Se demander ce qui peut faire tenir les personnes, confrontées à la difficulté de la construction de soi : comment maintenir une foi élémentaire  dans la vie, la confiance nécessaire à l’action, à la coopération, à la participation au débat démocratique, nécessaire pour faire prévaloir le souci pour les générations futures ? D’abord, reconnaître l’enjeu ; comme nous l’avons dit, montrer de l’attention pour les efforts qui s’imposent aux individus, faire valoir leur capacité, rendre visibles et audibles les personnes capables de générer la confiance. C’est tout un apprentissage que devront faire ceux qui, à un titre ou à un autre, s’expriment et influencent le système culturel : les politiques, les intellectuels, les enseignants, les créateurs, les entrepreneurs, les acteurs sociaux, mais aussi tous ceux qui sont en position d’accompagner les personnes.
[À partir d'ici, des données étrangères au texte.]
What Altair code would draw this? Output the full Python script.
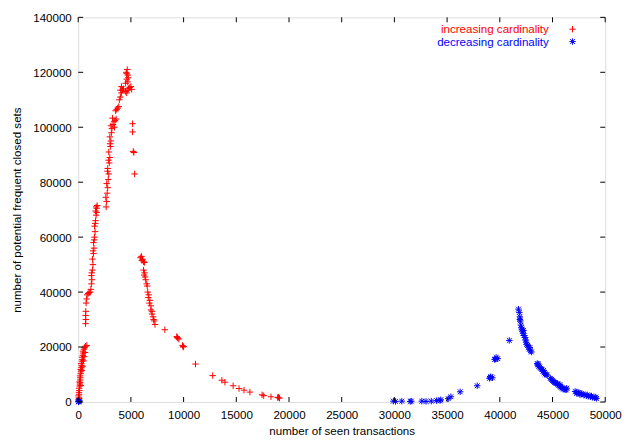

N’est-ce pas une voie à suivre pour sortir de la situation actuelle, pour apporter une réponse à ceux qui s’abstiennent, parce que « le monde politique ne s’intéresse pas aux réalités de nos vies », mais surtout, parce que la solidité de chacun est requise pour que soit envisageable un avenir pour toutes les générations ?

 

N’est-ce pas ce qui se passe déjà et ce à quoi nous ne sommes peut-être pas suffisamment attentifs ? Si notre société tient, n’est-ce pas dû à ces acteurs sociaux innombrables qui, dans tous les domaines de la vie, dépassent, par la façon dont ils exercent leurs responsabilités, les stricts contours de leur rôle et montrent qu’ils ont le souci de leur impact sur nos fonctionnements collectifs. Nous avons des exemples quotidiens de ces personnes qui fondent sur leur solidité intérieure leur capacité à assumer le poids du monde.

 

Tout peut advenir, mais il est certain que l’époque réclame un grand courage. Le courage de devenir soi, de devenir adulte pour fabriquer de la société et faire grandir les autres.